Do you think the fairgrounds has ever been properly managed by the Fair Board? If so, why is the place falling apart?

The only thing the Nashville Fair Board ever really created was Bristol.

By: fair_minded on 7/31/13 at 11:15

@nethick -- that property is not taxed. I have no idea what your talking about the state controlling the taxes on property. You're saying that the state could claim your property tax paid into Davidson County??

Metro council did not vote not to use FEMA money-- that was a management decision. He figured he could get the place closed by now and no sense wasting government money.

I think you better check your facts about the State unilaterally amending the Metro Charter.

As to the Fair Board being an independent component of Metro Government-- go read the Metro Charter-- that's the way it's set up.... the fair board has "complete charge and control of [the] property on behalf of Davidson County".... in fact, by Charter, they are not even supposed to deposit their money with Metro, but with the County Trustee....

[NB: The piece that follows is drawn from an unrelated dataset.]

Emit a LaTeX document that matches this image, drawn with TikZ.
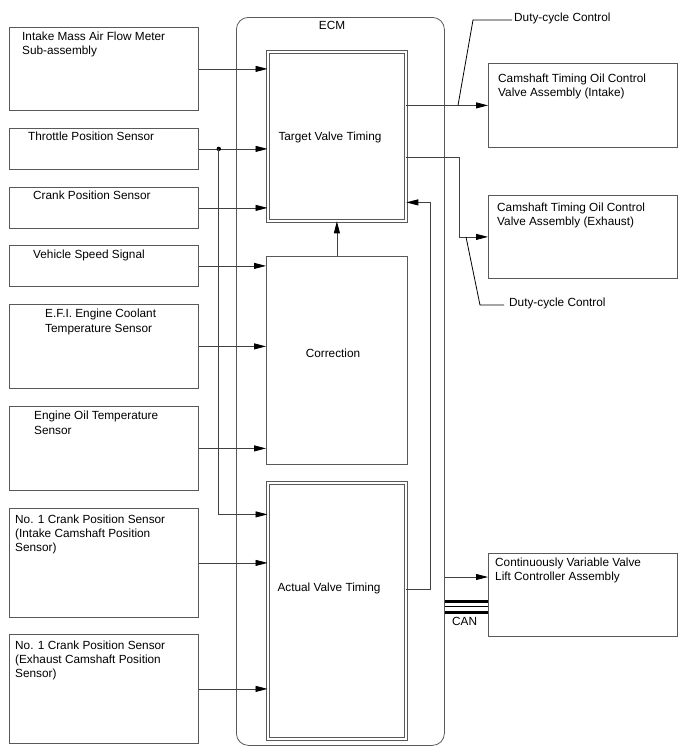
\documentclass[tikz,border=0pt]{standalone}
\usepackage{fontspec}
\setmainfont{Liberation Sans}
\usetikzlibrary{arrows.meta}
\tikzset{
    box/.style={draw=gray!70!black,line width=0.8pt,anchor=north west,inner sep=0pt,minimum width=189pt},
    dbox/.style={draw=gray!70!black,line width=0.8pt,double=white,double distance=2.2pt,anchor=north west,inner sep=0pt,minimum width=138pt},
    txt/.style={anchor=base west,inner sep=0pt,align=left,font=\fontsize{11.8}{14.3}\selectfont},
    sig/.style={draw=gray!50!black,line width=0.8pt,-{Triangle[length=12pt,width=6pt,color=black]}},
    lead/.style={draw=black,line width=0.8pt},
    canbus/.style={draw=black,line width=#1},
}

\begin{document}
\begin{tikzpicture}[x=1pt,y=-1pt]
\useasboundingbox (0,0) rectangle (688,755);
% ECM frame
\node[box,rounded corners=12pt,minimum width=208pt,minimum height=728pt] (ecm) at (236,17) {};
\node[txt,anchor=base] (ecmlbl) at (332,29) {ECM};
% sensors (base = last line)
\node[box,minimum height=83pt] (maf) at (9,27) {};
\node[txt] at (22,54.3) {Intake Mass Air Flow Meter\\Sub-assembly};
\node[box,minimum height=41pt] (tps) at (9,128) {};
\node[txt] at (28,140) {Throttle Position Sensor};
\node[box,minimum height=41pt] (cps) at (9,187) {};
\node[txt] at (33,199) {Crank Position Sensor};
\node[box,minimum height=41pt] (vss) at (9,245) {};
\node[txt] at (33,258) {Vehicle Speed Signal};
\node[box,minimum height=84pt] (ect) at (9,304) {};
\node[txt] at (45,332) {E.F.I. Engine Coolant\\Temperature Sensor};
\node[box,minimum height=84pt] (eot) at (9,406) {};
\node[txt] at (34,434) {Engine Oil Temperature\\Sensor};
\node[box,minimum height=109pt] (cmpi) at (9,508) {};
\node[txt] at (15,551.6) {No. 1 Crank Position Sensor\\(Intake Camshaft Position\\Sensor)};
\node[box,minimum height=109pt] (cmpe) at (9,634) {};
\node[txt] at (15,677.6) {No. 1 Crank Position Sensor\\(Exhaust Camshaft Position\\Sensor)};
% ECM blocks
\node[dbox,minimum height=169pt] (tvt) at (267.5,51.5) {};
\node[txt,anchor=base] at (330,140) {Target Valve Timing};
\node[box,minimum width=141pt,minimum height=208pt] (cor) at (266,256) {};
\node[txt,anchor=base] at (333,357) {Correction};
\node[dbox,minimum height=256pt] (avt) at (267.5,482.5) {};
\node[txt,anchor=base] at (329,591) {Actual Valve Timing};
% actuators
\node[box,minimum height=84pt] (ocvi) at (488,63) {};
\node[txt] at (498,96.3) {Camshaft Timing Oil Control\\Valve Assembly (Intake)};
\node[box,minimum height=83pt] (ocve) at (488,195) {};
\node[txt] at (497,225.3) {Camshaft Timing Oil Control\\Valve Assembly (Exhaust)};
\node[box,minimum height=83pt] (cvvl) at (488,553) {};
\node[txt] at (495,580.3) {Continuously Variable Valve\\Lift Controller Assembly};
\node[txt] (dc1) at (514,21) {Duty-cycle Control};
\node[txt] (dc2) at (509,306) {Duty-cycle Control};
\node[txt] (can) at (452,625) {CAN};
% inputs
\draw[sig] (maf.east) -- (maf.east -| tvt.west);
\draw[sig] (tps.east) -- (tps.east -| tvt.west);
\draw[sig] (cps.east) -- (cps.east -| tvt.west);
\draw[sig] (vss.east) -- (vss.east -| cor.west);
\draw[sig] (ect.east) -- (ect.east -| cor.west);
\draw[sig] (eot.east) -- (eot.east -| cor.west);
\draw[sig] (cmpi.east) -- (cmpi.east -| avt.west);
\draw[sig] (cmpe.east) -- (cmpe.east -| avt.west);
\path (tps.east) ++(20,0) coordinate (tj);
\fill[black] (tj) circle (2.2pt);
\draw[sig] (tj) |- ([yshift=96.5pt]avt.west);
% inside ECM
\draw[sig] (cor.north) -- (tvt.south);
\draw[sig] ([yshift=21.5pt]avt.east) -- ++(24,0) |- ([yshift=-66pt]tvt.east);
% outputs
\draw[sig] (ocvi.west -| tvt.east) -- (ocvi.west);
\draw[sig] ([yshift=-21pt]tvt.east) -- ++(53,0) |- (ocve.west);
\draw[sig] (ecm.east |- 0,577) -- (cvvl.west |- 0,577);
\draw[canbus=3pt] (ecm.east |- 0,601) -- (cvvl.west |- 0,601);
\draw[canbus=0.8pt] (ecm.east |- 0,606.8) -- (cvvl.west |- 0,606.8);
\draw[canbus=3pt] (ecm.east |- 0,612.5) -- (cvvl.west |- 0,612.5);
% leaders
\path (ocvi.west) ++(-30,0) coordinate (dc1j);
\path (ocve.west) ++(-22,0) coordinate (dc2j);
\draw[lead] (dc1j) -- (473,20) -- ([xshift=-2pt,yshift=1pt]dc1.base west);
\draw[lead] (dc2j) -- (480,305) -- ([xshift=-5pt,yshift=1pt]dc2.base west);
\end{tikzpicture}
\end{document}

And it actually functioned that way for many years... but after a certain finance director served as chairman, he thought he saw a windfall and has been going for it ever since.... that's when Metro made it's big move, charging the fairgrounds for services (even ones it doesn't use) and overcharging them for things they did use ($8500 one year for vehicle maintenance-- they only have two trucks).

So yes, this is a great chance for things to go back the way they are supposed to be now that Metro realizes that the fairgrounds are permanent.

By: bfra on 8/1/13 at 9:18

Best thing the public can do is try to vote all of the CROOKS out of Metro gov. in the next election. Too bad it is so far away!

By: nethick on 8/1/13 at 1:04

Ok. One more stab at this - fair minded. ;)

When a person buys a product at a flea market, fair, or race track, more than the price of the product is collected. I think about 9.50% or so. That is called sales tax. I hope you haven't thought the universe was systematically overcharging you. We all pay that too.

The state gets 7% and the local municipality and county splits the other 2 point whatever. Oddly enough, the state can waive those sales taxes on specific pieces of property for the purpose of infrastructure creation.

The state usually waives taxes for a limited amount of years, 20 or 30 to pay a bond issue. The money borrowed can then be used to build things used on the property.

As for your ignorance on state government authority - Tennessee is a Dillon rule state where no government can create authority not granted by the state. The Metro council might have more members than the State Senate, but trust me, the state has authority to change Metro's charter. They do it all the time.

Cities and counties are creations of the state. Metro Nashville has failed the citizens with their management of the fairgrounds property. Property the state has an interest in.

Why anyone now thinks the Fair Board will improve overnight is beyond reason. But maybe Detroit will heal too.

By: fair_minded on 8/1/13 at 3:05

there's an old saying, "don't wrestle a pig. the pig enjoys it and you both get dirty." so I'm really not going to respond much to your name calling or snarkiness other than to point out that (1) Judge Dillion's rule is often considered to be superseded by home rule, which has been granted to Davidson County by the legislature. (2) It may improve now because Metro was intentionally letting it run down so as to close it. Now that they're "stuck" with it, perhaps they'll do what they should have done in the first place, which is to improve it and maximize it's economic impact.